New Petrobras CEO to Execute Investment Plan Without Surprises

© Caio / Adobe Stock
© Caio / Adobe Stock

The incoming chief executive of Petrobras will execute its investment plan with no "surprise" for investors, Brazil Mines and Energy Minister Alexandre Silveira said on Tuesday, in his first comments since the state-run oil firm announced a CEO swap.

The minister downplayed concerns of a government intervention at Petrobras, which dismissed former CEO Jean Paul Prates and named Magda Chambriard in his place last week. Still, Silveira said the company should be a driving force for "national development."

"Comrade Magda arrives with a lot of gas, a lot of energy, and with the strength of the Brazilian woman to make Brazil grow," Silveira told reporters in Rio de Janeiro.

Chambriard, a former head of oil and gas regulator ANP, was appointed with a mandate to speed up the firm's investment plan of $102 billion for the 2024-2028 period. Former CEO Prates drew fire from Silveira for not investing enough and keeping fuel prices too high.

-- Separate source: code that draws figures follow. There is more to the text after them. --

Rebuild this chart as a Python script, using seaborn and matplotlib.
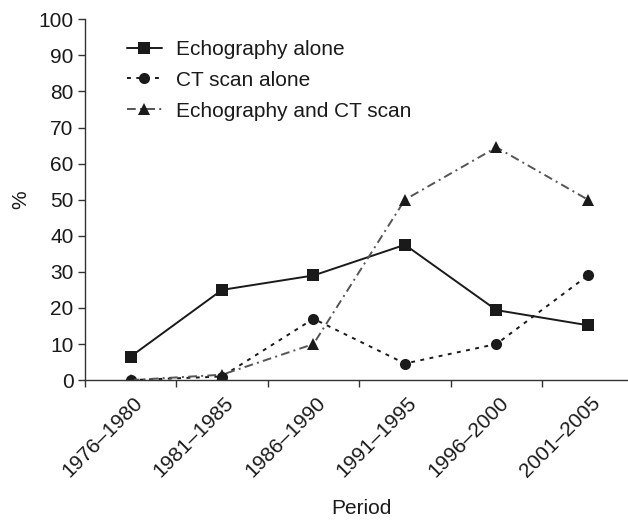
import pandas as pd
import matplotlib.pyplot as plt
import matplotlib.transforms as mtransforms
import seaborn as sns
from matplotlib.ticker import FixedLocator

periods = ['1976–1980', '1981–1985', '1986–1990', '1991–1995', '1996–2000', '2001–2005']
echo_alone = [6.5, 25, 29, 37.5, 19.4, 15.2]
ct_alone = [0, 1, 17, 4.6, 10, 29]
echo_and_ct = [0, 1.5, 10, 50, 64.5, 50]
series_names = ['Echography alone', 'CT scan alone', 'Echography and CT scan']

df = pd.DataFrame({
    'Period': periods * 3,
    'pct': echo_alone + ct_alone + echo_and_ct,
    'Series': [s for s in series_names for _ in periods],
})

sns.set_style('white')
plt.rcParams['font.family'] = ['Liberation Sans', 'DejaVu Sans']
fs = 15

fig = plt.figure(figsize=(6.28, 5.2), dpi=100)
ax = fig.add_axes([0.135, 0.269, 0.874, 0.694])

sns.lineplot(data=df, x='Period', y='pct', hue='Series', style='Series', sort=False,
             palette={'Echography alone': '#1a1a1a', 'CT scan alone': '#1a1a1a',
                      'Echography and CT scan': '#555555'},
             markers={'Echography alone': 's', 'CT scan alone': 'o',
                      'Echography and CT scan': '^'},
             dashes={'Echography alone': '', 'CT scan alone': (2, 2.8),
                     'Echography and CT scan': (4.5, 2.2, 1, 2.2)},
             markersize=8, linewidth=1.4, markeredgewidth=0, ax=ax)
for line in ax.get_lines():
    line.set_markerfacecolor('#1a1a1a')

ax.set_xlim(-0.5, 5.5)
ax.set_ylim(0, 100)
ax.set_yticks(range(0, 101, 10))
ax.tick_params(axis='y', which='major', length=5, width=1, color='#333333',
               labelsize=fs, pad=3, left=True, labelcolor='#1a1a1a')
ax.xaxis.set_minor_locator(FixedLocator([i - 0.5 for i in range(7)]))
ax.tick_params(axis='x', which='major', length=0, labelsize=fs, pad=14, labelcolor='#1a1a1a')
ax.tick_params(axis='x', which='minor', length=5, width=1, color='#333333', bottom=True)
shift = mtransforms.ScaledTranslation(0.09, 0, fig.dpi_scale_trans)
for lab in ax.get_xticklabels():
    lab.set_rotation(45)
    lab.set_ha('right')
    lab.set_va('center')
    lab.set_rotation_mode('anchor')
    lab.set_transform(lab.get_transform() + shift)

for s in ['top', 'right']:
    ax.spines[s].set_visible(False)
for s in ['left', 'bottom']:
    ax.spines[s].set_color('#333333')
    ax.spines[s].set_linewidth(1)

ax.set_xlabel('Period', fontsize=fs, color='#1a1a1a')
ax.set_ylabel('%', fontsize=fs, color='#1a1a1a')
ax.xaxis.set_label_coords(0.5045, -0.33)
ax.yaxis.set_label_coords(-0.10, 0.4986)

handles, labels = ax.get_legend_handles_labels()
ax.legend(handles, labels, loc='upper left', bbox_to_anchor=(0.042, 0.995), frameon=False,
          fontsize=fs, handlelength=1.7, labelspacing=0.57, handletextpad=0.67,
          labelcolor='#1a1a1a')

fig.savefig('out.png', dpi=100)
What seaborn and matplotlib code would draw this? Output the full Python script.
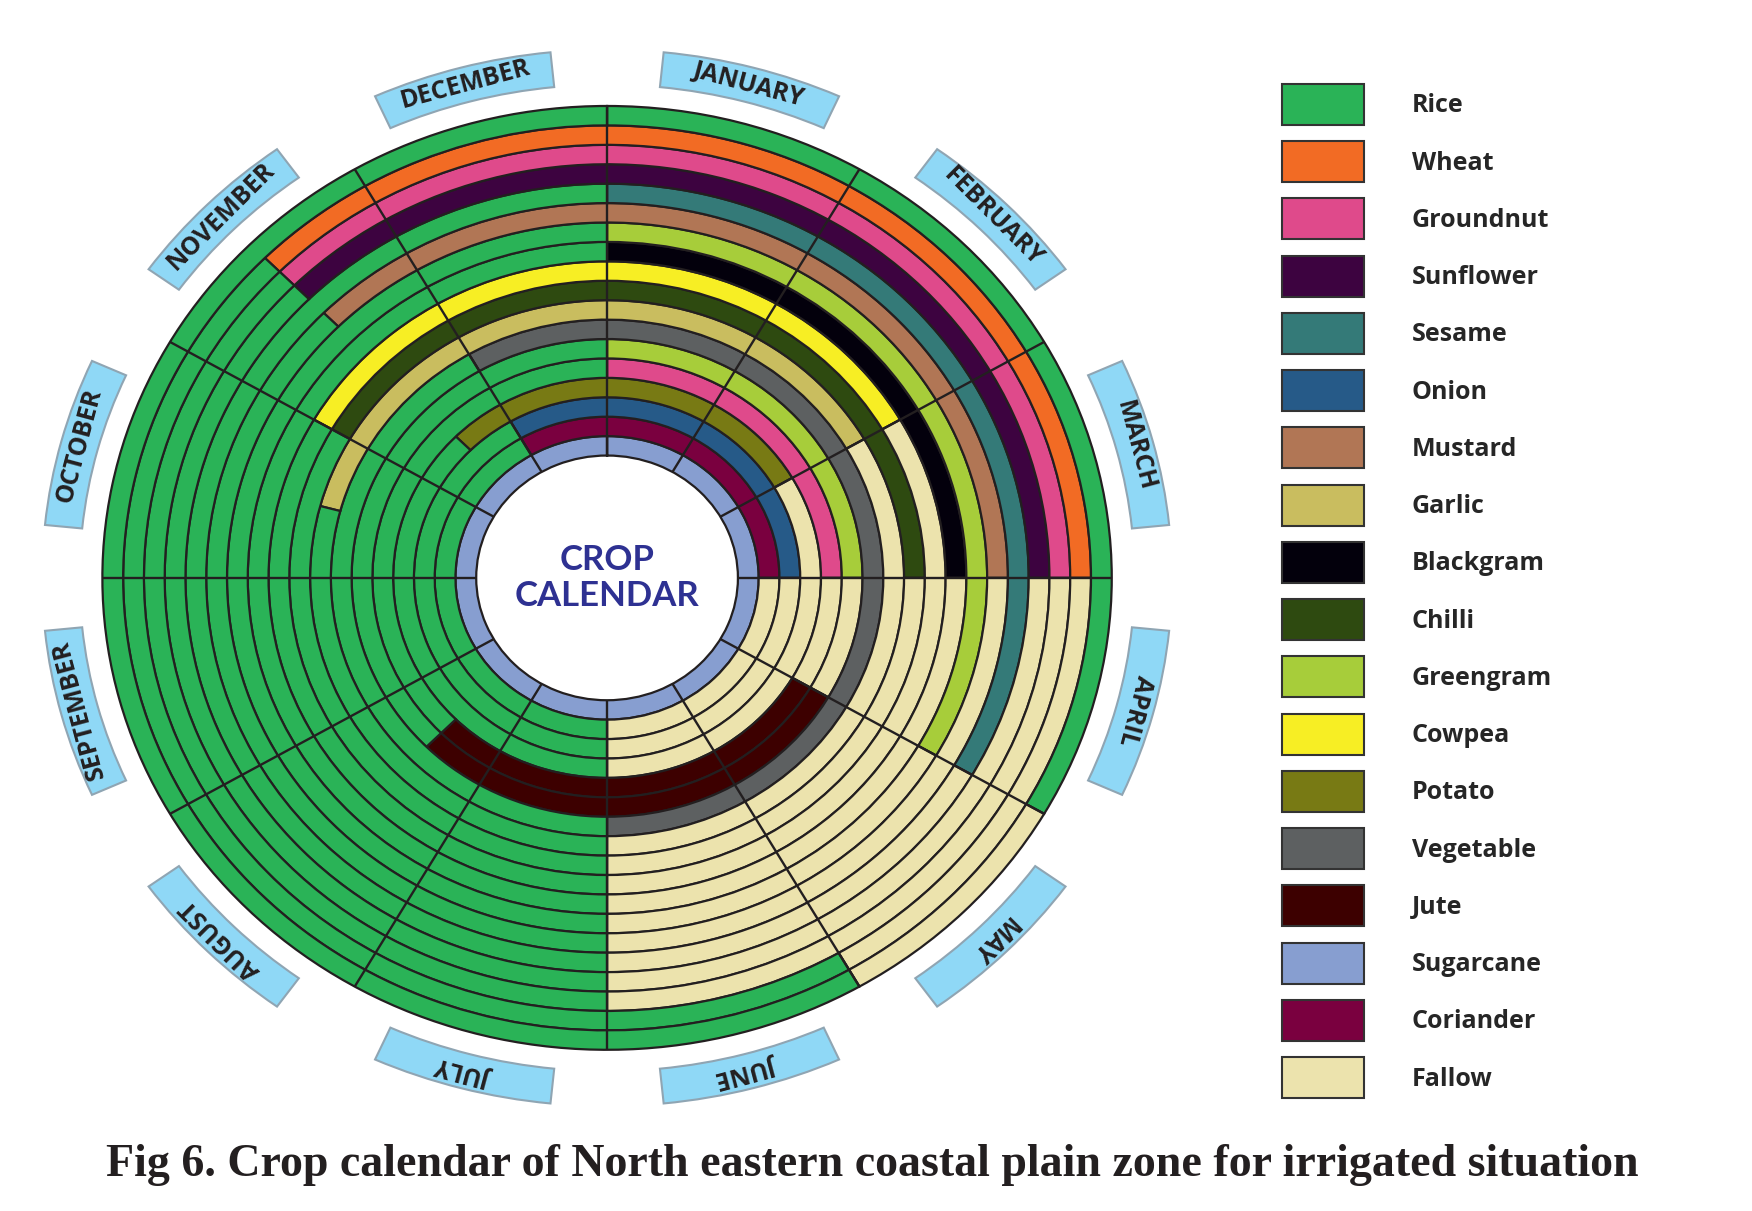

Chambriard's appointment to CEO is set to be approved on Friday by the Petrobras board, sources close to the matter told Reuters.

Prates' ouster marked a victory for Silveira, who had a series of public spats with the former CEO before Brazilian President Luiz Inacio Lula da Silva finally decided to remove him from the state-run firm.

The change took investors by surprise, sending Petrobras shares plunging as much as 8% as markets opened last Wednesday.

Shares were up 0.5% in midday Tuesday trading, but are still down nearly 10% since the management shakeup was announced.

Silveira said Chambriard shares his views on the need to explore the potential of the Foz do Amazonas basin, an offshore area near the mouth of the Amazon River, considered Brazil's most promising frontier for oil exploration.

The decision on whether to produce oil in the environmentally sensitive area should be made after Brazil knows the potential of the region, Silveira added.

The minister also said Brazil needs to expand its supply of natural gas, so it can lower prices for consumers.